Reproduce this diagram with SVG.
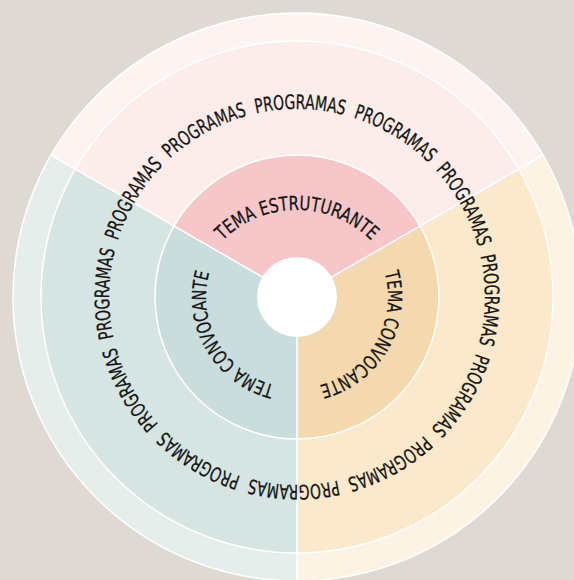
<svg xmlns="http://www.w3.org/2000/svg" xmlns:xlink="http://www.w3.org/1999/xlink" width="574" height="580" viewBox="0 0 574 580">
<style>
.lbl{font-family:"Liberation Sans Narrow","DejaVu Sans Condensed","Liberation Sans",sans-serif;font-size:19.5px;fill:#141414;stroke:#141414;stroke-width:0.25;}
.prog{font-family:"Liberation Sans Narrow","DejaVu Sans Condensed","Liberation Sans",sans-serif;font-size:20px;fill:#141414;stroke:#141414;stroke-width:0.25;}
.edge{fill:none;stroke:#ffffff;stroke-width:1.5;}
</style>
<defs>
<path id="ring" d="M251.5,114.6 A187,187 0 0 1 342.5,479.4 A187,187 0 0 1 251.5,114.6"/>
<path id="arcTop" d="M192.4,305.8 A105,105 0 0 1 401.6,305.8"/>
<path id="arcRight" d="M349.2,222.5 A91,91 0 0 1 258.5,379.5"/>
<path id="arcLeft" d="M335.5,379.5 A91,91 0 0 1 244.8,222.5"/>
</defs>
<rect x="0" y="0" width="574" height="580" fill="#dfd9d3"/>
<g id="sector-top">
<path d="M297,297 L51.05,155 A284,284 0 0 1 542.95,155 Z" fill="#fdf4f2"/>
<path d="M297,297 L75.3,169 A256,256 0 0 1 518.7,169 Z" fill="#fcedeb"/>
<path d="M297,297 L174.03,226 A142,142 0 0 1 419.97,226 Z" fill="#f6c6c8"/>
<text class="lbl"><textPath xlink:href="#arcTop" href="#arcTop" startOffset="50%" text-anchor="middle" textLength="165" lengthAdjust="spacingAndGlyphs">TEMA ESTRUTURANTE</textPath></text>
</g>
<g id="sector-right">
<path d="M297,297 L542.95,155 A284,284 0 0 1 297,581 Z" fill="#fcf3e4"/>
<path d="M297,297 L518.7,169 A256,256 0 0 1 297,553 Z" fill="#fbe9cb"/>
<path d="M297,297 L419.97,226 A142,142 0 0 1 297,439 Z" fill="#f4d9ae"/>
<text class="lbl"><textPath xlink:href="#arcRight" href="#arcRight" startOffset="50%" text-anchor="middle" textLength="145" lengthAdjust="spacingAndGlyphs">TEMA CONVOCANTE</textPath></text>
</g>
<g id="sector-left">
<path d="M297,297 L297,581 A284,284 0 0 1 51.05,155 Z" fill="#e6eeeb"/>
<path d="M297,297 L297,553 A256,256 0 0 1 75.3,169 Z" fill="#d6e5e2"/>
<path d="M297,297 L297,439 A142,142 0 0 1 174.03,226 Z" fill="#c9dddc"/>
<text class="lbl"><textPath xlink:href="#arcLeft" href="#arcLeft" startOffset="50%" text-anchor="middle" textLength="145" lengthAdjust="spacingAndGlyphs">TEMA CONVOCANTE</textPath></text>
</g>
<g id="rings">
<circle class="edge" cx="297" cy="297" r="284"/>
<circle class="edge" cx="297" cy="297" r="256"/>
<circle class="edge" cx="297" cy="297" r="142"/>
</g>
<g id="connectors">
<line class="edge" x1="297" y1="297" x2="51.05" y2="155"/>
<line class="edge" x1="297" y1="297" x2="542.95" y2="155"/>
<line class="edge" x1="297" y1="297" x2="297" y2="581"/>
</g>
<g id="center">
<circle cx="297" cy="297" r="40" fill="#ffffff"/>
</g>
<g id="programas">
<text class="prog"><textPath href="#ring" startOffset="4.1667%" text-anchor="middle" textLength="89" lengthAdjust="spacingAndGlyphs">PROGRAMAS</textPath></text>
<text class="prog"><textPath href="#ring" startOffset="12.5%" text-anchor="middle" textLength="89" lengthAdjust="spacingAndGlyphs">PROGRAMAS</textPath></text>
<text class="prog"><textPath href="#ring" startOffset="20.8333%" text-anchor="middle" textLength="89" lengthAdjust="spacingAndGlyphs">PROGRAMAS</textPath></text>
<text class="prog"><textPath href="#ring" startOffset="29.1667%" text-anchor="middle" textLength="89" lengthAdjust="spacingAndGlyphs">PROGRAMAS</textPath></text>
<text class="prog"><textPath href="#ring" startOffset="37.5%" text-anchor="middle" textLength="89" lengthAdjust="spacingAndGlyphs">PROGRAMAS</textPath></text>
<text class="prog"><textPath href="#ring" startOffset="45.8333%" text-anchor="middle" textLength="89" lengthAdjust="spacingAndGlyphs">PROGRAMAS</textPath></text>
<text class="prog"><textPath href="#ring" startOffset="54.1667%" text-anchor="middle" textLength="89" lengthAdjust="spacingAndGlyphs">PROGRAMAS</textPath></text>
<text class="prog"><textPath href="#ring" startOffset="62.5%" text-anchor="middle" textLength="89" lengthAdjust="spacingAndGlyphs">PROGRAMAS</textPath></text>
<text class="prog"><textPath href="#ring" startOffset="70.8333%" text-anchor="middle" textLength="89" lengthAdjust="spacingAndGlyphs">PROGRAMAS</textPath></text>
<text class="prog"><textPath href="#ring" startOffset="79.1667%" text-anchor="middle" textLength="89" lengthAdjust="spacingAndGlyphs">PROGRAMAS</textPath></text>
<text class="prog"><textPath href="#ring" startOffset="87.5%" text-anchor="middle" textLength="89" lengthAdjust="spacingAndGlyphs">PROGRAMAS</textPath></text>
<text class="prog"><textPath href="#ring" startOffset="95.8333%" text-anchor="middle" textLength="89" lengthAdjust="spacingAndGlyphs">PROGRAMAS</textPath></text>
</g>
</svg>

## [WHAT NEEDS TO BE DONE]
Without the pictures, retype the whole of the material above exactly.

## [ANSWER IN FULL]
Reproduce this diagram with SVG.
<svg xmlns="http://www.w3.org/2000/svg" xmlns:xlink="http://www.w3.org/1999/xlink" width="574" height="580" viewBox="0 0 574 580">
<style>
.lbl{font-family:"Liberation Sans Narrow","DejaVu Sans Condensed","Liberation Sans",sans-serif;font-size:19.5px;fill:#141414;stroke:#141414;stroke-width:0.25;}
.prog{font-family:"Liberation Sans Narrow","DejaVu Sans Condensed","Liberation Sans",sans-serif;font-size:20px;fill:#141414;stroke:#141414;stroke-width:0.25;}
.edge{fill:none;stroke:#ffffff;stroke-width:1.5;}
</style>
<defs>
<path id="ring" d="M251.5,114.6 A187,187 0 0 1 342.5,479.4 A187,187 0 0 1 251.5,114.6"/>
<path id="arcTop" d="M192.4,305.8 A105,105 0 0 1 401.6,305.8"/>
<path id="arcRight" d="M349.2,222.5 A91,91 0 0 1 258.5,379.5"/>
<path id="arcLeft" d="M335.5,379.5 A91,91 0 0 1 244.8,222.5"/>
</defs>
<rect x="0" y="0" width="574" height="580" fill="#dfd9d3"/>
<g id="sector-top">
<path d="M297,297 L51.05,155 A284,284 0 0 1 542.95,155 Z" fill="#fdf4f2"/>
<path d="M297,297 L75.3,169 A256,256 0 0 1 518.7,169 Z" fill="#fcedeb"/>
<path d="M297,297 L174.03,226 A142,142 0 0 1 419.97,226 Z" fill="#f6c6c8"/>
<text class="lbl"><textPath xlink:href="#arcTop" href="#arcTop" startOffset="50%" text-anchor="middle" textLength="165" lengthAdjust="spacingAndGlyphs">TEMA ESTRUTURANTE</textPath></text>
</g>
<g id="sector-right">
<path d="M297,297 L542.95,155 A284,284 0 0 1 297,581 Z" fill="#fcf3e4"/>
<path d="M297,297 L518.7,169 A256,256 0 0 1 297,553 Z" fill="#fbe9cb"/>
<path d="M297,297 L419.97,226 A142,142 0 0 1 297,439 Z" fill="#f4d9ae"/>
<text class="lbl"><textPath xlink:href="#arcRight" href="#arcRight" startOffset="50%" text-anchor="middle" textLength="145" lengthAdjust="spacingAndGlyphs">TEMA CONVOCANTE</textPath></text>
</g>
<g id="sector-left">
<path d="M297,297 L297,581 A284,284 0 0 1 51.05,155 Z" fill="#e6eeeb"/>
<path d="M297,297 L297,553 A256,256 0 0 1 75.3,169 Z" fill="#d6e5e2"/>
<path d="M297,297 L297,439 A142,142 0 0 1 174.03,226 Z" fill="#c9dddc"/>
<text class="lbl"><textPath xlink:href="#arcLeft" href="#arcLeft" startOffset="50%" text-anchor="middle" textLength="145" lengthAdjust="spacingAndGlyphs">TEMA CONVOCANTE</textPath></text>
</g>
<g id="rings">
<circle class="edge" cx="297" cy="297" r="284"/>
<circle class="edge" cx="297" cy="297" r="256"/>
<circle class="edge" cx="297" cy="297" r="142"/>
</g>
<g id="connectors">
<line class="edge" x1="297" y1="297" x2="51.05" y2="155"/>
<line class="edge" x1="297" y1="297" x2="542.95" y2="155"/>
<line class="edge" x1="297" y1="297" x2="297" y2="581"/>
</g>
<g id="center">
<circle cx="297" cy="297" r="40" fill="#ffffff"/>
</g>
<g id="programas">
<text class="prog"><textPath href="#ring" startOffset="4.1667%" text-anchor="middle" textLength="89" lengthAdjust="spacingAndGlyphs">PROGRAMAS</textPath></text>
<text class="prog"><textPath href="#ring" startOffset="12.5%" text-anchor="middle" textLength="89" lengthAdjust="spacingAndGlyphs">PROGRAMAS</textPath></text>
<text class="prog"><textPath href="#ring" startOffset="20.8333%" text-anchor="middle" textLength="89" lengthAdjust="spacingAndGlyphs">PROGRAMAS</textPath></text>
<text class="prog"><textPath href="#ring" startOffset="29.1667%" text-anchor="middle" textLength="89" lengthAdjust="spacingAndGlyphs">PROGRAMAS</textPath></text>
<text class="prog"><textPath href="#ring" startOffset="37.5%" text-anchor="middle" textLength="89" lengthAdjust="spacingAndGlyphs">PROGRAMAS</textPath></text>
<text class="prog"><textPath href="#ring" startOffset="45.8333%" text-anchor="middle" textLength="89" lengthAdjust="spacingAndGlyphs">PROGRAMAS</textPath></text>
<text class="prog"><textPath href="#ring" startOffset="54.1667%" text-anchor="middle" textLength="89" lengthAdjust="spacingAndGlyphs">PROGRAMAS</textPath></text>
<text class="prog"><textPath href="#ring" startOffset="62.5%" text-anchor="middle" textLength="89" lengthAdjust="spacingAndGlyphs">PROGRAMAS</textPath></text>
<text class="prog"><textPath href="#ring" startOffset="70.8333%" text-anchor="middle" textLength="89" lengthAdjust="spacingAndGlyphs">PROGRAMAS</textPath></text>
<text class="prog"><textPath href="#ring" startOffset="79.1667%" text-anchor="middle" textLength="89" lengthAdjust="spacingAndGlyphs">PROGRAMAS</textPath></text>
<text class="prog"><textPath href="#ring" startOffset="87.5%" text-anchor="middle" textLength="89" lengthAdjust="spacingAndGlyphs">PROGRAMAS</textPath></text>
<text class="prog"><textPath href="#ring" startOffset="95.8333%" text-anchor="middle" textLength="89" lengthAdjust="spacingAndGlyphs">PROGRAMAS</textPath></text>
</g>
</svg>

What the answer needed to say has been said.